Emit a verbatim copy of the lines below from the line with "What seaborn and" through the line with "return wedges", excluding pictures and everything outside that range.

▸ **Stored data**:
.....

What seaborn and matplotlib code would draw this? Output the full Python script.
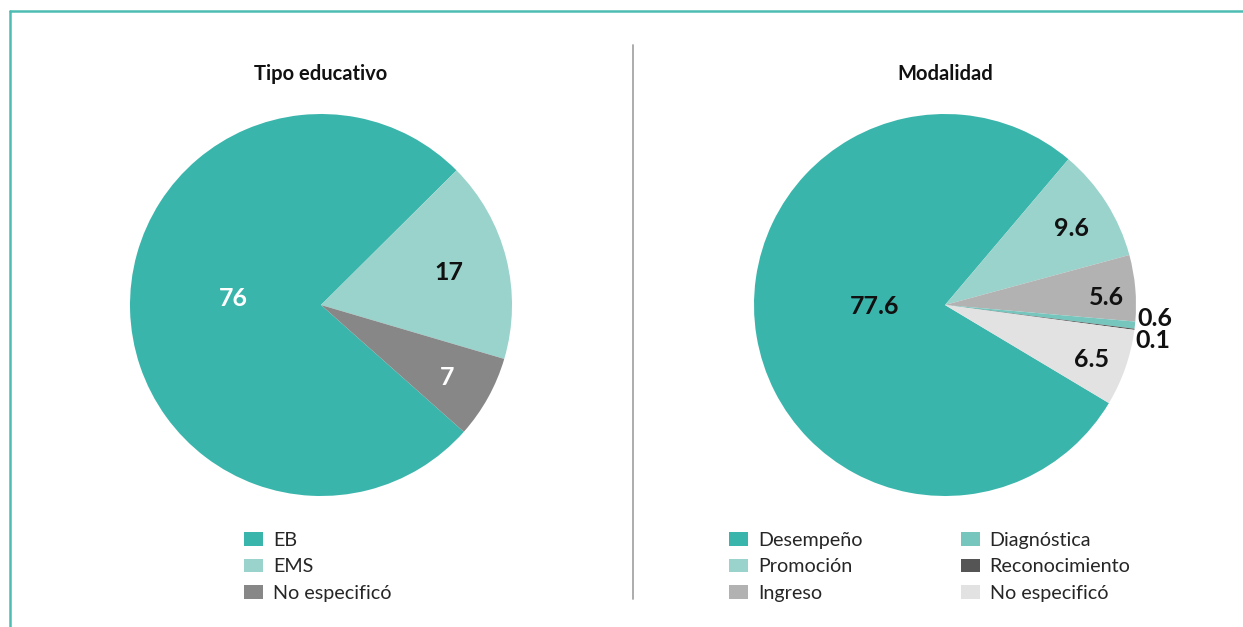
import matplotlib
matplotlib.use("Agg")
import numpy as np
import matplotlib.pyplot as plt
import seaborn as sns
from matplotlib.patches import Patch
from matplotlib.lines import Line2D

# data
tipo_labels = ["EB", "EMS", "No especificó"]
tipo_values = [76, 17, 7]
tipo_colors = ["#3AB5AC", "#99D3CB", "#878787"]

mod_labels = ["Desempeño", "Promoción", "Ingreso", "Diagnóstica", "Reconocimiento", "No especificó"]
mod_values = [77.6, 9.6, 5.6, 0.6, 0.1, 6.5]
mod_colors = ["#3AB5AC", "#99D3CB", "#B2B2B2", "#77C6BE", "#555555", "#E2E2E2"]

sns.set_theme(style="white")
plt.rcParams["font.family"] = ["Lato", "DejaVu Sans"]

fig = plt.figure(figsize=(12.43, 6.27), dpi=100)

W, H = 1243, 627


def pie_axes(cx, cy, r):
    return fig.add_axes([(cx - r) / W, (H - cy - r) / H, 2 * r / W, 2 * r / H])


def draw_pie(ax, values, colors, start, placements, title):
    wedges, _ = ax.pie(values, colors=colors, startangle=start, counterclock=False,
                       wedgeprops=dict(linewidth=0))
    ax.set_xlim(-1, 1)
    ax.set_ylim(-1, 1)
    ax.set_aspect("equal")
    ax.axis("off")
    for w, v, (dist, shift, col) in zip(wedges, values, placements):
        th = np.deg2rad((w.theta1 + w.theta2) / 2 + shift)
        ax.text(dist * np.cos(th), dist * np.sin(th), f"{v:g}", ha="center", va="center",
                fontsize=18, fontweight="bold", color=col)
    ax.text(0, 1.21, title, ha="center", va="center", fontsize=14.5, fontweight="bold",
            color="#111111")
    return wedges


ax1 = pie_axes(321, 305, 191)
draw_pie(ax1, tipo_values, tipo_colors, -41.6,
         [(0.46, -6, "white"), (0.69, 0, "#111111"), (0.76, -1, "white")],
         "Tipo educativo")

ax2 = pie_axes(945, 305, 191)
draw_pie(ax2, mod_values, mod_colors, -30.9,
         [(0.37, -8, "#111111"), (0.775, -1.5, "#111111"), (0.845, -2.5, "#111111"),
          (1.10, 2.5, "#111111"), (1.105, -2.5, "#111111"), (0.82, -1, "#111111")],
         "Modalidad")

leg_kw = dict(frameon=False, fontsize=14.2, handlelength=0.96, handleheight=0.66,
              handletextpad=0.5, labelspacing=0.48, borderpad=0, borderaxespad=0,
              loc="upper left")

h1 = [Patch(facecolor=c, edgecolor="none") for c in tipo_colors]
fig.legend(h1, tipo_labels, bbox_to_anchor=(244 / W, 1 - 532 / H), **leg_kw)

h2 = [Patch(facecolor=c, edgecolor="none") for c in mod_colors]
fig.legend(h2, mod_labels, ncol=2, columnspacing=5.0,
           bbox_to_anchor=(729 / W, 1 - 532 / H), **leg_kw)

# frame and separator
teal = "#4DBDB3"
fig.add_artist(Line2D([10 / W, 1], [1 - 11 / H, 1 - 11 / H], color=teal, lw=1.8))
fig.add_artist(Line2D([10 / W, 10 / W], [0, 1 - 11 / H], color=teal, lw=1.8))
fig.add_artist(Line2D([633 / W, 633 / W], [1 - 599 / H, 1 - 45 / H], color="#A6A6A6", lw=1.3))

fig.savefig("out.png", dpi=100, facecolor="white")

.....

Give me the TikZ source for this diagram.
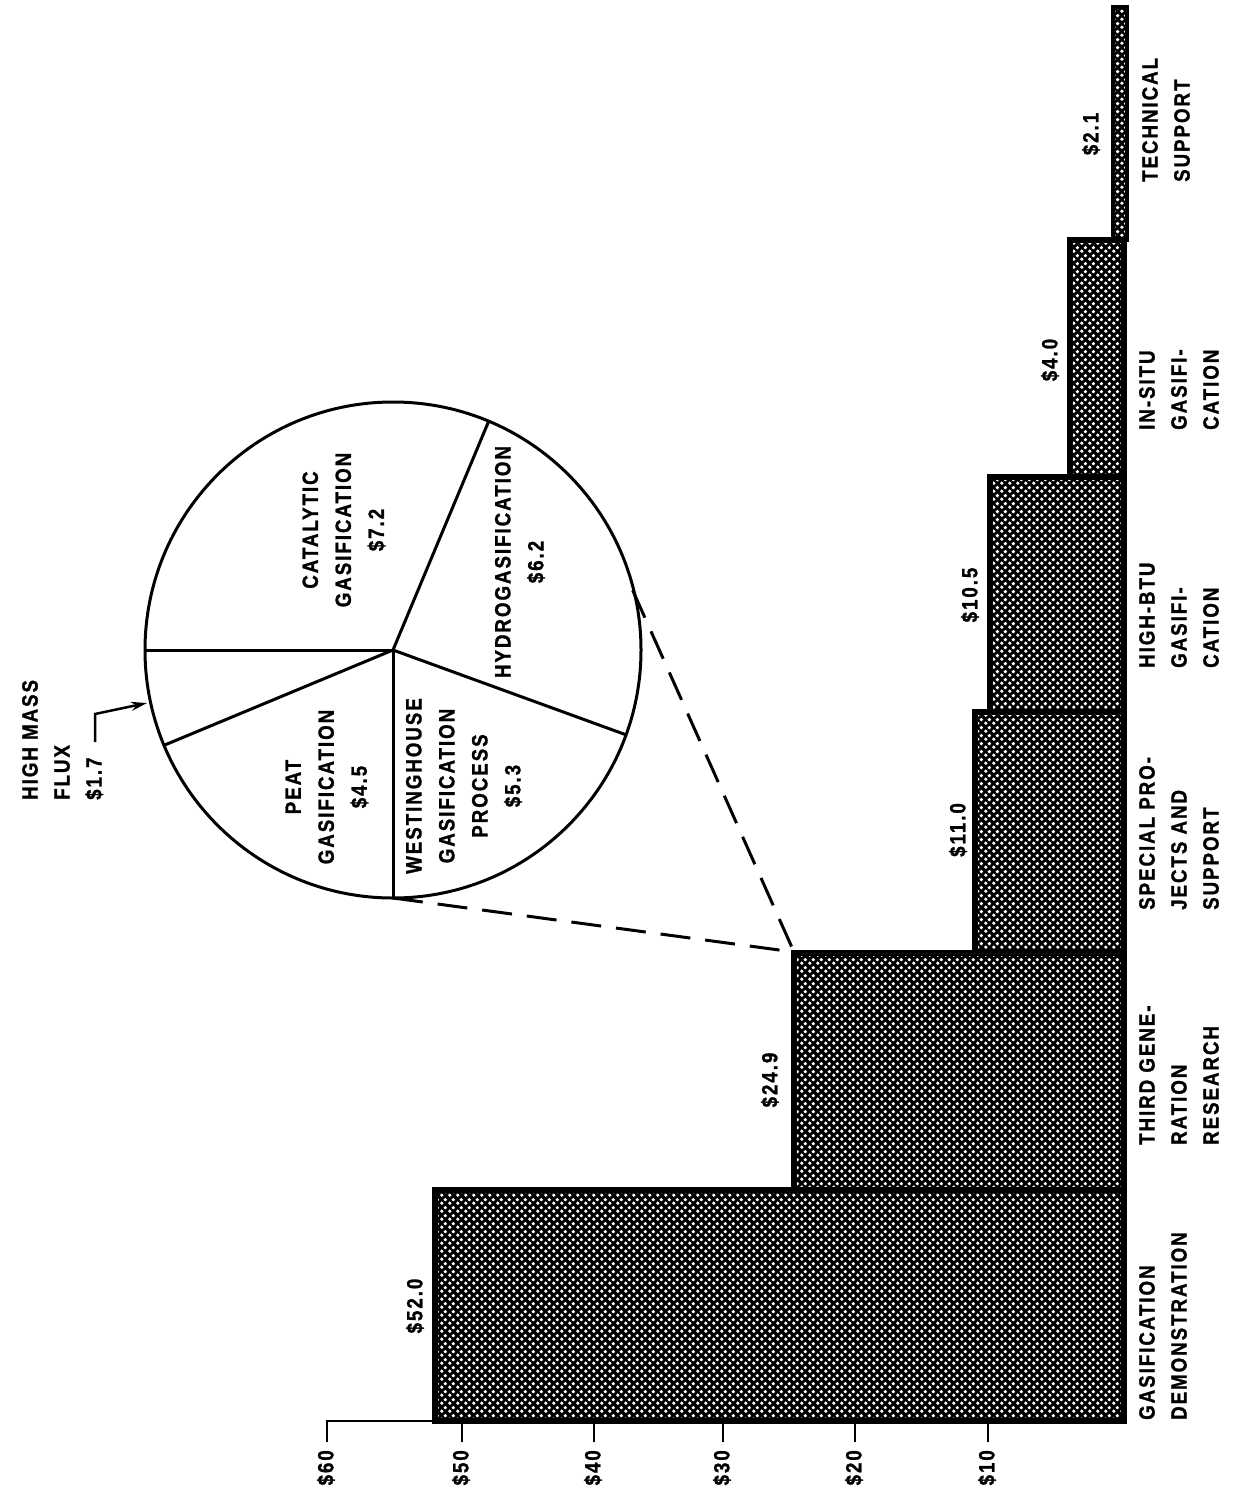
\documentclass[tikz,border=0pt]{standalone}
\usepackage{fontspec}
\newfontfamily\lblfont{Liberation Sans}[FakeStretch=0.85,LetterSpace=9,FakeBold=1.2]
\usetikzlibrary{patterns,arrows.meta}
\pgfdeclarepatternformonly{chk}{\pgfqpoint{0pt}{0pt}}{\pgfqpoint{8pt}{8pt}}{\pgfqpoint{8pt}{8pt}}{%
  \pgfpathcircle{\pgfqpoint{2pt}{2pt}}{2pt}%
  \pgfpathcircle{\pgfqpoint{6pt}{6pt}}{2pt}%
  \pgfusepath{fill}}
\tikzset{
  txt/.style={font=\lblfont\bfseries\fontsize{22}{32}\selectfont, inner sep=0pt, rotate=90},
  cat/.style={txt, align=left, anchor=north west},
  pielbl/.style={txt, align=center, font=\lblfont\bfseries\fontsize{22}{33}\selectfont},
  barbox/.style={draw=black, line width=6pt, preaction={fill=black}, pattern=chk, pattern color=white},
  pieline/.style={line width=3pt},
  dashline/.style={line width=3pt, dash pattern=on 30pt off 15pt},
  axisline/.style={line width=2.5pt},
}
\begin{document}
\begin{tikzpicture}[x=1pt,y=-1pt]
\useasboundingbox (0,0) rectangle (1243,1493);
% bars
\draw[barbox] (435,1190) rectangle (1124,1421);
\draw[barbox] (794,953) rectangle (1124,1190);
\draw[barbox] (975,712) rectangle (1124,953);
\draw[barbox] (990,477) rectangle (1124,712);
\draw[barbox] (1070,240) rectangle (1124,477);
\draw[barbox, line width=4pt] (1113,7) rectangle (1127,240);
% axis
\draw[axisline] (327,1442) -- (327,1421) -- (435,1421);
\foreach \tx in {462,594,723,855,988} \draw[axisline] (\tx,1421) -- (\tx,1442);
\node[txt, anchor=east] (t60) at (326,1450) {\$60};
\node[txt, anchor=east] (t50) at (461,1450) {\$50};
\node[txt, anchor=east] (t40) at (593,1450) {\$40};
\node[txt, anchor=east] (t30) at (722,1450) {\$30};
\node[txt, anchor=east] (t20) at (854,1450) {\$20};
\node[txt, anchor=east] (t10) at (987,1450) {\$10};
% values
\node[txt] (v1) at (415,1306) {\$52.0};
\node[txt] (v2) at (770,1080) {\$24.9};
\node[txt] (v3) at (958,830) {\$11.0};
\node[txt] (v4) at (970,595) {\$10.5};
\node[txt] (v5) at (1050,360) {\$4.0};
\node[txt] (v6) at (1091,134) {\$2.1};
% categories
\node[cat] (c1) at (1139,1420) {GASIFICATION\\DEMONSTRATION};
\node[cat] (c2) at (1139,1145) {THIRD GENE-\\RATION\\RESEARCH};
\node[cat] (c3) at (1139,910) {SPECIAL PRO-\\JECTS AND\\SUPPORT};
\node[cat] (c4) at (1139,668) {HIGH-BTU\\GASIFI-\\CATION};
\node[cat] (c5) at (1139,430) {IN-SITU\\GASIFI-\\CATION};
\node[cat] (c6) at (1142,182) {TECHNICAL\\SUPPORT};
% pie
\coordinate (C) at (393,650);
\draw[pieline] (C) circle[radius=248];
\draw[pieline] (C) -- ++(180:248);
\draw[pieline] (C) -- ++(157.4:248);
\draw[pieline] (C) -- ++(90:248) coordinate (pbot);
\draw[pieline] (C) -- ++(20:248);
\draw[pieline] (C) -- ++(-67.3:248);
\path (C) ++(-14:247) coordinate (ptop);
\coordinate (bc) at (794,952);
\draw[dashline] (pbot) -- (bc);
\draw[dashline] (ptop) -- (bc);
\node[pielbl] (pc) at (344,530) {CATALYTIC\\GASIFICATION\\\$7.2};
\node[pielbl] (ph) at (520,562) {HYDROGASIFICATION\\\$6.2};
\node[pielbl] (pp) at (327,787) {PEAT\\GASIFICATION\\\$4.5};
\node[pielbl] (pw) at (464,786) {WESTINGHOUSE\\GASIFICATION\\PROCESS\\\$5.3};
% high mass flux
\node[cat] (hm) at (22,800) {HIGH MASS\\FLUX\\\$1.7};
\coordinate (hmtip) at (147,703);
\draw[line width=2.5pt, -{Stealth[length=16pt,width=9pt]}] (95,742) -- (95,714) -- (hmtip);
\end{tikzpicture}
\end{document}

.....

▸ **The completed task**:
What seaborn and matplotlib code would draw this? Output the full Python script.
import matplotlib
matplotlib.use("Agg")
import numpy as np
import matplotlib.pyplot as plt
import seaborn as sns
from matplotlib.patches import Patch
from matplotlib.lines import Line2D

# data
tipo_labels = ["EB", "EMS", "No especificó"]
tipo_values = [76, 17, 7]
tipo_colors = ["#3AB5AC", "#99D3CB", "#878787"]

mod_labels = ["Desempeño", "Promoción", "Ingreso", "Diagnóstica", "Reconocimiento", "No especificó"]
mod_values = [77.6, 9.6, 5.6, 0.6, 0.1, 6.5]
mod_colors = ["#3AB5AC", "#99D3CB", "#B2B2B2", "#77C6BE", "#555555", "#E2E2E2"]

sns.set_theme(style="white")
plt.rcParams["font.family"] = ["Lato", "DejaVu Sans"]

fig = plt.figure(figsize=(12.43, 6.27), dpi=100)

W, H = 1243, 627


def pie_axes(cx, cy, r):
    return fig.add_axes([(cx - r) / W, (H - cy - r) / H, 2 * r / W, 2 * r / H])


def draw_pie(ax, values, colors, start, placements, title):
    wedges, _ = ax.pie(values, colors=colors, startangle=start, counterclock=False,
                       wedgeprops=dict(linewidth=0))
    ax.set_xlim(-1, 1)
    ax.set_ylim(-1, 1)
    ax.set_aspect("equal")
    ax.axis("off")
    for w, v, (dist, shift, col) in zip(wedges, values, placements):
        th = np.deg2rad((w.theta1 + w.theta2) / 2 + shift)
        ax.text(dist * np.cos(th), dist * np.sin(th), f"{v:g}", ha="center", va="center",
                fontsize=18, fontweight="bold", color=col)
    ax.text(0, 1.21, title, ha="center", va="center", fontsize=14.5, fontweight="bold",
            color="#111111")
    return wedges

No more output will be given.